DATA:

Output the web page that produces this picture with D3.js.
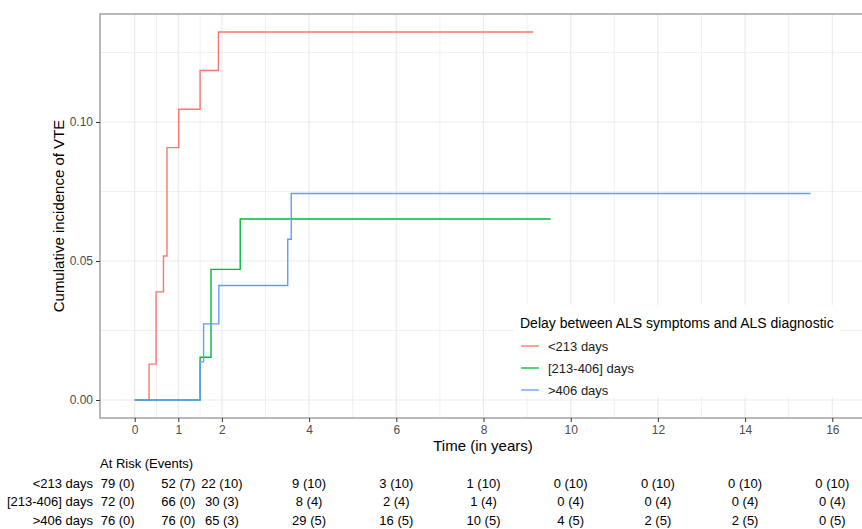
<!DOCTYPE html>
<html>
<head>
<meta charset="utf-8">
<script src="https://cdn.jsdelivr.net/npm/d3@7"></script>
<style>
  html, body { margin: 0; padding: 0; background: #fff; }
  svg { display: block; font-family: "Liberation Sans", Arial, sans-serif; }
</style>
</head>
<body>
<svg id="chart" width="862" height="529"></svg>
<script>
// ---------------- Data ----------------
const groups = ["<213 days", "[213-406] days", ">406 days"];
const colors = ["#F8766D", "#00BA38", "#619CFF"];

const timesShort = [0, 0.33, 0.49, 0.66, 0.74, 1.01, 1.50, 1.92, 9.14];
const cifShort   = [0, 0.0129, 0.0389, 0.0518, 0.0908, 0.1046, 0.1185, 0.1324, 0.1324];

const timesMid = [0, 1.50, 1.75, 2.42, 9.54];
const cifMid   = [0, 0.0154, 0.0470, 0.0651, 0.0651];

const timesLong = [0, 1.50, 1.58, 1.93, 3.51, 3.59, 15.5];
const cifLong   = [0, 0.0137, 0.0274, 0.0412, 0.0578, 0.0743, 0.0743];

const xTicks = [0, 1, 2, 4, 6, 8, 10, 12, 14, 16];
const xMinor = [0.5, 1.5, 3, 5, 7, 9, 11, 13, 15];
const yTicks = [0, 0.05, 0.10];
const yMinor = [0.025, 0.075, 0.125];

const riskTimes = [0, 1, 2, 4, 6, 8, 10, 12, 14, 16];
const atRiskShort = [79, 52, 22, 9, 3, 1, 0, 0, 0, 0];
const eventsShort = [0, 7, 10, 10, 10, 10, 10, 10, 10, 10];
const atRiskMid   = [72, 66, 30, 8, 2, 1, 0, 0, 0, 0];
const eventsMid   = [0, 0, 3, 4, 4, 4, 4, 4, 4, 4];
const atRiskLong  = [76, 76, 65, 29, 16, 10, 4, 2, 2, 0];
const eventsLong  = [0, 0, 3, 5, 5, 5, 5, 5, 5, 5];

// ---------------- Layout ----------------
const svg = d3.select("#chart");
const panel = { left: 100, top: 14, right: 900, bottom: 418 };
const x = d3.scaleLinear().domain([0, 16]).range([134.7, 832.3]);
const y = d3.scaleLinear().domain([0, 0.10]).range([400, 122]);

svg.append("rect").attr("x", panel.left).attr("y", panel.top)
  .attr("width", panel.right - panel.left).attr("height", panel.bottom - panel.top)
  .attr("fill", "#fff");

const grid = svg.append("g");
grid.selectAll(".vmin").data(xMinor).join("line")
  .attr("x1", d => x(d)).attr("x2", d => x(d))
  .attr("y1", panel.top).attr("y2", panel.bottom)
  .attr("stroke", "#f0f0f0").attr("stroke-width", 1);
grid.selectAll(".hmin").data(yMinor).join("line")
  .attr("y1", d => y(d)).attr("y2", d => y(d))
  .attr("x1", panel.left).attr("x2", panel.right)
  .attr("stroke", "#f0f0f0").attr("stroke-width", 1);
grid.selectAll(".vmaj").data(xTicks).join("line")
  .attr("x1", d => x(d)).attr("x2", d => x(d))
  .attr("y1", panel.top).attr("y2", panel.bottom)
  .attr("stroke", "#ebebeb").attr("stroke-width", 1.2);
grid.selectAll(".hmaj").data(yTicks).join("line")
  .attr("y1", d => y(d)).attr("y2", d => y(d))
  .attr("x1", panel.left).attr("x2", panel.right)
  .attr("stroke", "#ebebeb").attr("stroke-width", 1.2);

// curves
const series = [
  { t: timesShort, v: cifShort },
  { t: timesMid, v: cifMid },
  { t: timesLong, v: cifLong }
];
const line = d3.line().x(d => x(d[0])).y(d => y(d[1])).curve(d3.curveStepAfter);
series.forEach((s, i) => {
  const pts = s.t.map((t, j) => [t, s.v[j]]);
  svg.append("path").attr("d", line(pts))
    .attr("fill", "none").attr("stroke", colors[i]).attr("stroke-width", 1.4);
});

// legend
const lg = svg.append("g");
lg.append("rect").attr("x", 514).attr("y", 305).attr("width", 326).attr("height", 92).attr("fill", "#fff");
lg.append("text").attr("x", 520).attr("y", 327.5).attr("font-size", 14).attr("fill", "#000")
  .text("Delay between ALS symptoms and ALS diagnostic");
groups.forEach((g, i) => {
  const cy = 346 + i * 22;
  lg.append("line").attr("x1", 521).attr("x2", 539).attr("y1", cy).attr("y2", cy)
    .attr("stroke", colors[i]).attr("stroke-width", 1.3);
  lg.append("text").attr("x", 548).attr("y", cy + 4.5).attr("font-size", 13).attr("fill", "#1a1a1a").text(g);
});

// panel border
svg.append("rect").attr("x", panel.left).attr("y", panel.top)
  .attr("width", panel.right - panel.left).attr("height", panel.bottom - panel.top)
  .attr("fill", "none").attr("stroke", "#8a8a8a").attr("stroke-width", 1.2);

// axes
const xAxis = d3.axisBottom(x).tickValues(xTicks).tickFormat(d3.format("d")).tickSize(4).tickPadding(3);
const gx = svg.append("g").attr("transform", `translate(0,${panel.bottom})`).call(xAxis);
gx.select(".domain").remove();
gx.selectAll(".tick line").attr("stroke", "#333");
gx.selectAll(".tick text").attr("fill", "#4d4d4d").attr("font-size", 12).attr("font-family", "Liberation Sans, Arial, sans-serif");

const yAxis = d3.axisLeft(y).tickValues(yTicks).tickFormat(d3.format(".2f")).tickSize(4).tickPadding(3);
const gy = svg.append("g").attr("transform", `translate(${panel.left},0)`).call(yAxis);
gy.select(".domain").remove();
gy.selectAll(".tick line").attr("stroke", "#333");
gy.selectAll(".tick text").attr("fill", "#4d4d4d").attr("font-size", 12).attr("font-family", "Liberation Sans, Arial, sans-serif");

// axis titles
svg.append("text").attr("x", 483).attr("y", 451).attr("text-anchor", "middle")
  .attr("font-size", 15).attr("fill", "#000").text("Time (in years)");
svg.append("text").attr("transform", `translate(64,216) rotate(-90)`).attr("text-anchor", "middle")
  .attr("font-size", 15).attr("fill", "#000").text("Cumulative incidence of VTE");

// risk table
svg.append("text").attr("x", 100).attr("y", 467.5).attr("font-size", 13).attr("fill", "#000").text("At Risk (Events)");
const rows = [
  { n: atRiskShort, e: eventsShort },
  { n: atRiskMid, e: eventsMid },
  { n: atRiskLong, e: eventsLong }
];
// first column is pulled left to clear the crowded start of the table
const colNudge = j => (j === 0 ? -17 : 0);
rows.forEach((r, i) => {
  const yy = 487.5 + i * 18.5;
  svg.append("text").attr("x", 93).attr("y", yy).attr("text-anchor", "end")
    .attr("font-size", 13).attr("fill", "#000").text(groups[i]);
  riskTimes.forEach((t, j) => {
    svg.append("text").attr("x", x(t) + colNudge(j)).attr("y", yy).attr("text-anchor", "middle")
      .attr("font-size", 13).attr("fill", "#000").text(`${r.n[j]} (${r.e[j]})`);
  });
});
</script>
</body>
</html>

OBJECTIVE: Without the pictures, output the full listing exactly as it stands.

FINAL RESULT:
Output the web page that produces this picture with D3.js.
<!DOCTYPE html>
<html>
<head>
<meta charset="utf-8">
<script src="https://cdn.jsdelivr.net/npm/d3@7"></script>
<style>
  html, body { margin: 0; padding: 0; background: #fff; }
  svg { display: block; font-family: "Liberation Sans", Arial, sans-serif; }
</style>
</head>
<body>
<svg id="chart" width="862" height="529"></svg>
<script>
// ---------------- Data ----------------
const groups = ["<213 days", "[213-406] days", ">406 days"];
const colors = ["#F8766D", "#00BA38", "#619CFF"];

const timesShort = [0, 0.33, 0.49, 0.66, 0.74, 1.01, 1.50, 1.92, 9.14];
const cifShort   = [0, 0.0129, 0.0389, 0.0518, 0.0908, 0.1046, 0.1185, 0.1324, 0.1324];

const timesMid = [0, 1.50, 1.75, 2.42, 9.54];
const cifMid   = [0, 0.0154, 0.0470, 0.0651, 0.0651];

const timesLong = [0, 1.50, 1.58, 1.93, 3.51, 3.59, 15.5];
const cifLong   = [0, 0.0137, 0.0274, 0.0412, 0.0578, 0.0743, 0.0743];

const xTicks = [0, 1, 2, 4, 6, 8, 10, 12, 14, 16];
const xMinor = [0.5, 1.5, 3, 5, 7, 9, 11, 13, 15];
const yTicks = [0, 0.05, 0.10];
const yMinor = [0.025, 0.075, 0.125];

const riskTimes = [0, 1, 2, 4, 6, 8, 10, 12, 14, 16];
const atRiskShort = [79, 52, 22, 9, 3, 1, 0, 0, 0, 0];
const eventsShort = [0, 7, 10, 10, 10, 10, 10, 10, 10, 10];
const atRiskMid   = [72, 66, 30, 8, 2, 1, 0, 0, 0, 0];
const eventsMid   = [0, 0, 3, 4, 4, 4, 4, 4, 4, 4];
const atRiskLong  = [76, 76, 65, 29, 16, 10, 4, 2, 2, 0];
const eventsLong  = [0, 0, 3, 5, 5, 5, 5, 5, 5, 5];

// ---------------- Layout ----------------
const svg = d3.select("#chart");
const panel = { left: 100, top: 14, right: 900, bottom: 418 };
const x = d3.scaleLinear().domain([0, 16]).range([134.7, 832.3]);
const y = d3.scaleLinear().domain([0, 0.10]).range([400, 122]);

svg.append("rect").attr("x", panel.left).attr("y", panel.top)
  .attr("width", panel.right - panel.left).attr("height", panel.bottom - panel.top)
  .attr("fill", "#fff");

const grid = svg.append("g");
grid.selectAll(".vmin").data(xMinor).join("line")
  .attr("x1", d => x(d)).attr("x2", d => x(d))
  .attr("y1", panel.top).attr("y2", panel.bottom)
  .attr("stroke", "#f0f0f0").attr("stroke-width", 1);
grid.selectAll(".hmin").data(yMinor).join("line")
  .attr("y1", d => y(d)).attr("y2", d => y(d))
  .attr("x1", panel.left).attr("x2", panel.right)
  .attr("stroke", "#f0f0f0").attr("stroke-width", 1);
grid.selectAll(".vmaj").data(xTicks).join("line")
  .attr("x1", d => x(d)).attr("x2", d => x(d))
  .attr("y1", panel.top).attr("y2", panel.bottom)
  .attr("stroke", "#ebebeb").attr("stroke-width", 1.2);
grid.selectAll(".hmaj").data(yTicks).join("line")
  .attr("y1", d => y(d)).attr("y2", d => y(d))
  .attr("x1", panel.left).attr("x2", panel.right)
  .attr("stroke", "#ebebeb").attr("stroke-width", 1.2);

// curves
const series = [
  { t: timesShort, v: cifShort },
  { t: timesMid, v: cifMid },
  { t: timesLong, v: cifLong }
];
const line = d3.line().x(d => x(d[0])).y(d => y(d[1])).curve(d3.curveStepAfter);
series.forEach((s, i) => {
  const pts = s.t.map((t, j) => [t, s.v[j]]);
  svg.append("path").attr("d", line(pts))
    .attr("fill", "none").attr("stroke", colors[i]).attr("stroke-width", 1.4);
});

// legend
const lg = svg.append("g");
lg.append("rect").attr("x", 514).attr("y", 305).attr("width", 326).attr("height", 92).attr("fill", "#fff");
lg.append("text").attr("x", 520).attr("y", 327.5).attr("font-size", 14).attr("fill", "#000")
  .text("Delay between ALS symptoms and ALS diagnostic");
groups.forEach((g, i) => {
  const cy = 346 + i * 22;
  lg.append("line").attr("x1", 521).attr("x2", 539).attr("y1", cy).attr("y2", cy)
    .attr("stroke", colors[i]).attr("stroke-width", 1.3);
  lg.append("text").attr("x", 548).attr("y", cy + 4.5).attr("font-size", 13).attr("fill", "#1a1a1a").text(g);
});

// panel border
svg.append("rect").attr("x", panel.left).attr("y", panel.top)
  .attr("width", panel.right - panel.left).attr("height", panel.bottom - panel.top)
  .attr("fill", "none").attr("stroke", "#8a8a8a").attr("stroke-width", 1.2);

// axes
const xAxis = d3.axisBottom(x).tickValues(xTicks).tickFormat(d3.format("d")).tickSize(4).tickPadding(3);
const gx = svg.append("g").attr("transform", `translate(0,${panel.bottom})`).call(xAxis);
gx.select(".domain").remove();
gx.selectAll(".tick line").attr("stroke", "#333");
gx.selectAll(".tick text").attr("fill", "#4d4d4d").attr("font-size", 12).attr("font-family", "Liberation Sans, Arial, sans-serif");

const yAxis = d3.axisLeft(y).tickValues(yTicks).tickFormat(d3.format(".2f")).tickSize(4).tickPadding(3);
const gy = svg.append("g").attr("transform", `translate(${panel.left},0)`).call(yAxis);
gy.select(".domain").remove();
gy.selectAll(".tick line").attr("stroke", "#333");
gy.selectAll(".tick text").attr("fill", "#4d4d4d").attr("font-size", 12).attr("font-family", "Liberation Sans, Arial, sans-serif");

// axis titles
svg.append("text").attr("x", 483).attr("y", 451).attr("text-anchor", "middle")
  .attr("font-size", 15).attr("fill", "#000").text("Time (in years)");
svg.append("text").attr("transform", `translate(64,216) rotate(-90)`).attr("text-anchor", "middle")
  .attr("font-size", 15).attr("fill", "#000").text("Cumulative incidence of VTE");

// risk table
svg.append("text").attr("x", 100).attr("y", 467.5).attr("font-size", 13).attr("fill", "#000").text("At Risk (Events)");
const rows = [
  { n: atRiskShort, e: eventsShort },
  { n: atRiskMid, e: eventsMid },
  { n: atRiskLong, e: eventsLong }
];
// first column is pulled left to clear the crowded start of the table
const colNudge = j => (j === 0 ? -17 : 0);
rows.forEach((r, i) => {
  const yy = 487.5 + i * 18.5;
  svg.append("text").attr("x", 93).attr("y", yy).attr("text-anchor", "end")
    .attr("font-size", 13).attr("fill", "#000").text(groups[i]);
  riskTimes.forEach((t, j) => {
    svg.append("text").attr("x", x(t) + colNudge(j)).attr("y", yy).attr("text-anchor", "middle")
      .attr("font-size", 13).attr("fill", "#000").text(`${r.n[j]} (${r.e[j]})`);
  });
});
</script>
</body>
</html>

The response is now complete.